For the past ten years, following an injury of some kind, a man has been addicted to prescription drugs. This of course is a mother's worst fear, because of how extremely difficult it is to overcome. They battled the disease together, the nights she lay awake in terror, hoping and praying he was safe, he, at times unable to resist the urge to get high, not seeing the pain he caused his mother and sister.
Recently, the mother had moved out of state, and a few months later he was arrested. After spending two weeks in jail, he made bail, and walked from the jail to a clinic, where he knew of a twisted doctor, who would give him some of the pills he desperately craved. The doctor prescribed him Oxycotten, Zanex, and Soma. He then walked to a nearby hotel, where he injected the medicine in his arms. His mother spent another evening in agony, worrying and praying that he was safe, and would call. By the next morning, when he hadn't called, she sent a friend to find him. She stayed on the phone as he banged on the door, and finally called the police. She was on the phone when they broke down the door, and when they saw him, slumped over the desk, head in his palm, looking out the window, smiling.
There are no words to describe a mother's love for her baby boy. She and her daughter had gone to the morgue that day to say goodbye to him. She told of his little hands, his dimples, the little hairs on his arm as she held his hand and said goodbye. She was beside herself when she recalled the ice cold skin, how his bones were stuck in the position he was in when he died, hunched over and stiff as a board.
After she retold her story, she broke down, sobbing for her son, simply repeating over and over "I couldn't save my baby."
I am no stranger to addiction, my father is a recovering alcoholic, a family friend recently died of a cocaine overdose, but there is one thing I know; no one can ever understand or even relate to a mother's love, and when a mother loses her baby, there is nothing in the world that can comfort her. My heart aches for this mother, I pray for her, I cry for her, and I wish no other mother ever has to feel that pain.
If there is one thing I hope you take from this post, it is that your actions affect so many, especially those close. People with this disease can not see this, can't understand that the few moments of being high, that little trip, are incomparable to the reprocussions that come from it. If you are addicted please get help. If you have ever tried any drugs, don't do it again, it isn't worth it. Do it for your mother.
How very sad. The story is so well told. Addiction is a vile thing-- for those who are addicted and their loved ones.

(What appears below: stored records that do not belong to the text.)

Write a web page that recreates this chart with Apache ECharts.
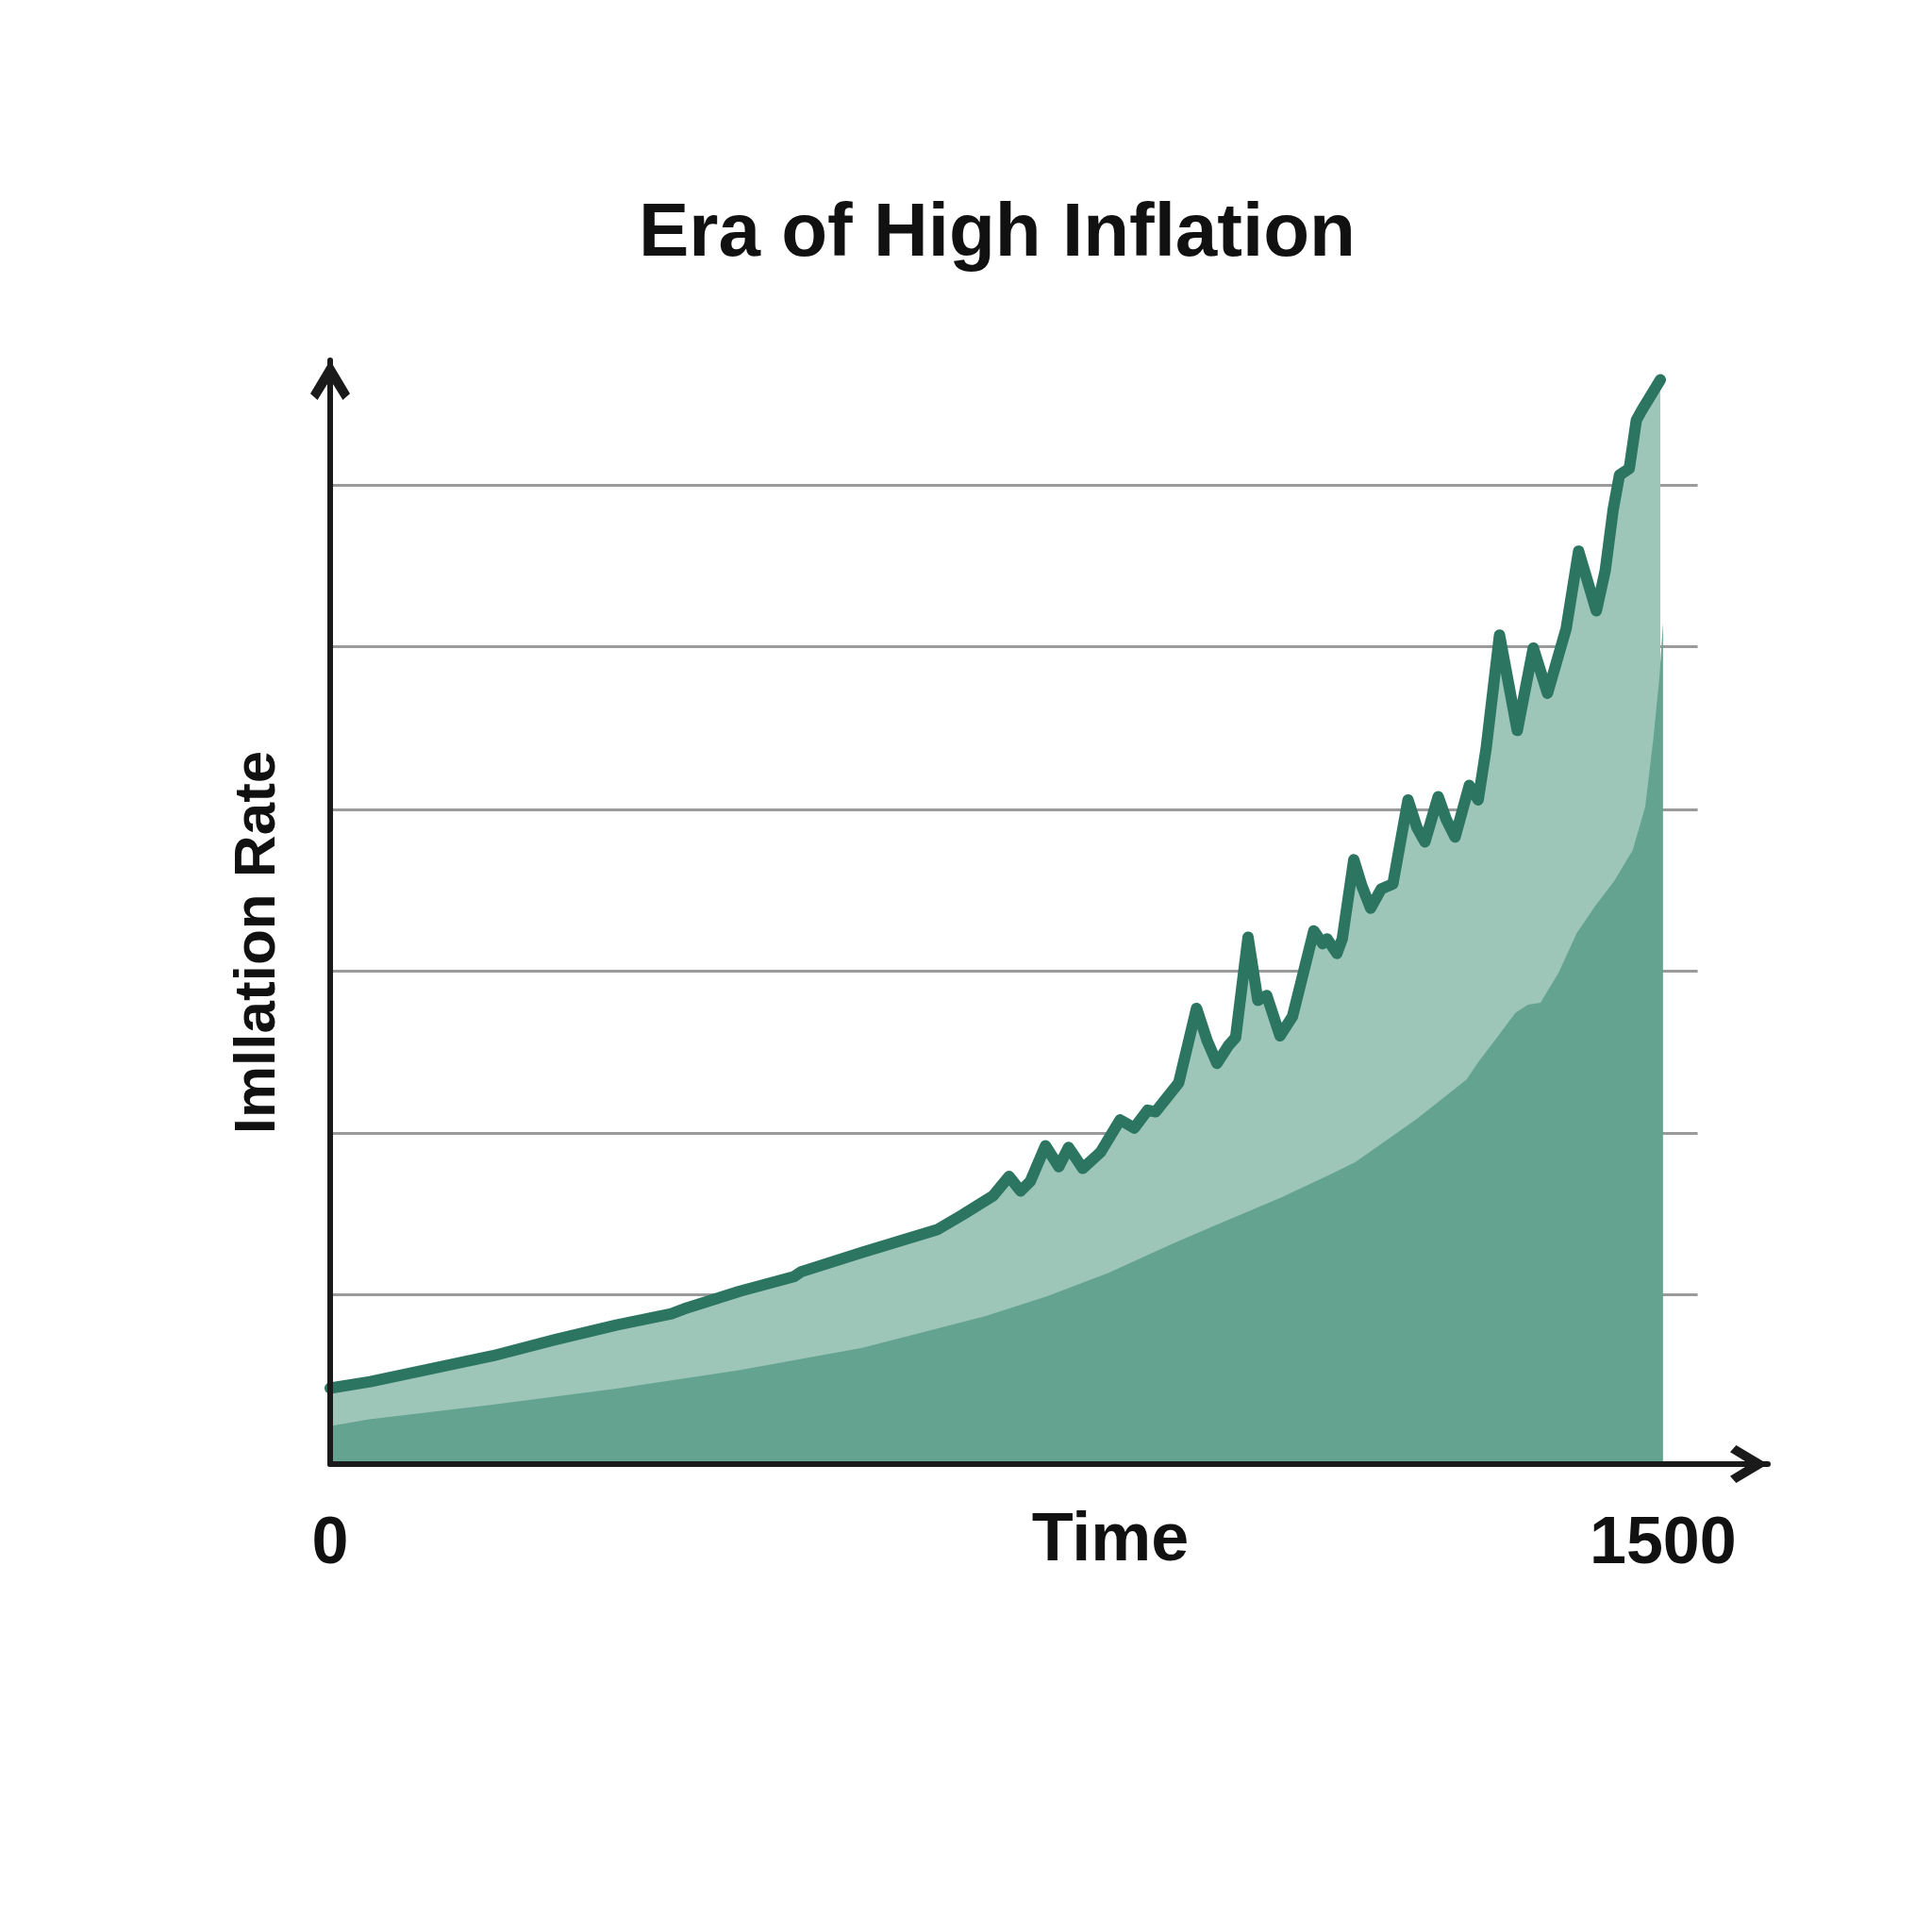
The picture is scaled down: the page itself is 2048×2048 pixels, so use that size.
<!DOCTYPE html>
<html>
<head>
<meta charset="utf-8">
<script src="https://cdn.jsdelivr.net/npm/echarts@6/dist/echarts.min.js"></script>
<style>
  html, body { margin: 0; padding: 0; background: #ffffff; }
  #chart { width: 2048px; height: 2048px; }
</style>
</head>
<body>
<div id="chart"></div>
<script>
// ---- Data ----
const chartTitle = 'Era of High Inflation';
const xName = 'Time';
const yName = 'Imllation Rate';
const xTickLabels = [0, 1500];

// Upper series (line + light area): [time, rate]
const inflationLine = [
  [0, 0.47], [45, 0.51], [114, 0.59], [183, 0.67], [253, 0.77], [322, 0.86],
  [384, 0.93], [398, 0.96], [461, 1.07], [522, 1.16], [530, 1.19], [599, 1.31],
  [683, 1.45], [711, 1.54], [746, 1.66], [764, 1.78], [777, 1.69], [788, 1.75],
  [805, 1.97], [820, 1.84], [831, 1.96], [847, 1.83], [867, 1.93], [889, 2.13],
  [905, 2.08], [920, 2.19], [929, 2.18], [955, 2.36], [975, 2.82], [987, 2.62],
  [998, 2.48], [1011, 2.59], [1019, 2.64], [1033, 3.26], [1044, 2.87], [1054, 2.90],
  [1069, 2.65], [1083, 2.77], [1093, 2.99], [1107, 3.30], [1117, 3.22], [1122, 3.25],
  [1133, 3.16], [1139, 3.25], [1152, 3.74], [1161, 3.58], [1171, 3.44], [1183, 3.56],
  [1196, 3.59], [1213, 4.11], [1223, 3.94], [1232, 3.85], [1247, 4.13], [1256, 3.99],
  [1266, 3.88], [1282, 4.20], [1292, 4.11], [1301, 4.43], [1316, 5.13], [1336, 4.54],
  [1354, 5.05], [1370, 4.77], [1380, 4.96], [1391, 5.17], [1405, 5.65], [1425, 5.28],
  [1435, 5.53], [1444, 5.91], [1451, 6.12], [1462, 6.16], [1470, 6.46], [1476, 6.52],
  [1497, 6.71]
];

// Lower series (dark area only): [time, rate]
const baseArea = [
  [0, 0.235], [44, 0.277], [183, 0.368], [322, 0.467], [460, 0.581], [599, 0.719],
  [738, 0.917], [807, 1.039], [876, 1.184], [946, 1.359], [994, 1.473], [1070, 1.649],
  [1126, 1.794], [1154, 1.870], [1223, 2.137], [1279, 2.381], [1292, 2.487], [1313, 2.639],
  [1334, 2.793], [1348, 2.843], [1362, 2.855], [1382, 3.036], [1403, 3.287], [1424, 3.456],
  [1445, 3.608], [1466, 3.800], [1480, 4.069], [1489, 4.483], [1496, 4.869], [1500, 5.207]
];

// Horizontal guide lines (rate values)
const gridValues = [1.05, 2.05, 3.05, 4.05, 5.06, 6.06];
const gridLineEnd = 1539;

// ---- Chart ----
const chevron = 'path://M50 0 L100 84 L82 100 L50 48 L18 100 L0 84 Z';
const axisColor = '#1a1a1a';

const chart = echarts.init(document.getElementById('chart'), null, { renderer: 'canvas' });
chart.setOption({
  animation: false,
  backgroundColor: '#ffffff',
  title: {
    text: chartTitle,
    left: 672,
    top: 204,
    textStyle: { fontFamily: 'Liberation Sans', fontWeight: 'bold', fontSize: 80, color: '#111111' }
  },
  grid: { left: 350, right: 174, top: 382, bottom: 496, containLabel: false },
  xAxis: {
    type: 'value',
    min: 0,
    max: 1618,
    interval: 1500,
    z: 10,
    name: xName,
    nameLocation: 'middle',
    nameGap: 46,
    nameMoveOverlap: false,
    nameTextStyle: {
      fontFamily: 'Liberation Sans', fontWeight: 'bold', fontSize: 72, color: '#111111',
      padding: [0, 0, 0, 130]
    },
    axisLine: {
      show: true,
      symbol: ['none', chevron],
      symbolSize: [42, 40],
      symbolOffset: [0, -20],
      lineStyle: { color: axisColor, width: 6 }
    },
    axisTick: { show: false },
    splitLine: { show: false },
    axisLabel: {
      show: true,
      margin: 51,
      fontFamily: 'Liberation Sans', fontWeight: 'bold', fontSize: 70, color: '#111111',
      formatter: function (v) { return xTickLabels.indexOf(v) >= 0 ? String(v) : ''; }
    }
  },
  yAxis: {
    type: 'value',
    min: 0,
    max: 6.83,
    z: 10,
    name: yName,
    nameLocation: 'middle',
    nameRotate: 90,
    nameGap: 45,
    nameMoveOverlap: false,
    nameTextStyle: {
      fontFamily: 'Liberation Sans', fontWeight: 'bold', fontSize: 62, color: '#111111',
      padding: [0, 64, 0, 0]
    },
    axisLine: {
      show: true,
      symbol: ['none', chevron],
      symbolSize: [42, 42],
      symbolOffset: [0, -21],
      lineStyle: { color: axisColor, width: 6 }
    },
    axisTick: { show: false },
    axisLabel: { show: false },
    splitLine: { show: false }
  },
  series: [
    {
      name: 'Inflation',
      type: 'line',
      z: 2,
      data: inflationLine,
      symbol: 'none',
      smooth: false,
      lineStyle: { color: '#2b7561', width: 12, cap: 'round', join: 'round' },
      areaStyle: { color: '#9dc6b8', opacity: 1 },
      markLine: {
        silent: true,
        z: 1,
        symbol: ['none', 'none'],
        label: { show: false },
        lineStyle: { color: '#9a9a9a', width: 3, type: 'solid' },
        emphasis: { disabled: true },
        data: gridValues.map(function (g) { return [{ coord: [0, g] }, { coord: [gridLineEnd, g] }]; })
      }
    },
    {
      name: 'Base',
      type: 'line',
      z: 3,
      data: baseArea,
      symbol: 'none',
      smooth: false,
      lineStyle: { width: 0, opacity: 0 },
      areaStyle: { color: '#65a391', opacity: 1 }
    }
  ]
});
</script>
</body>
</html>
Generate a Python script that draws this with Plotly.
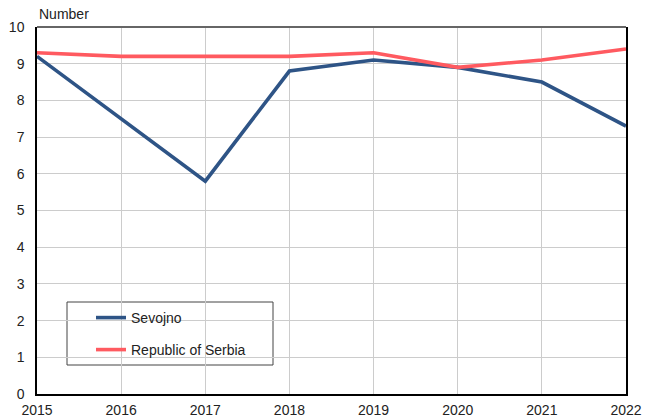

ReplyDeleteMy God, that is so awful. You kept saying, "Her little boy," and it is so true. We are all little boys and little girls no matter how we mature physically. We just have more expensive toys, more sophisticated ways to avoid responsibility for things we don't want to face up to. And we think we're independent entities when in truth we are linked to others so intimately that our foolishness can extinguish the light in someone forever.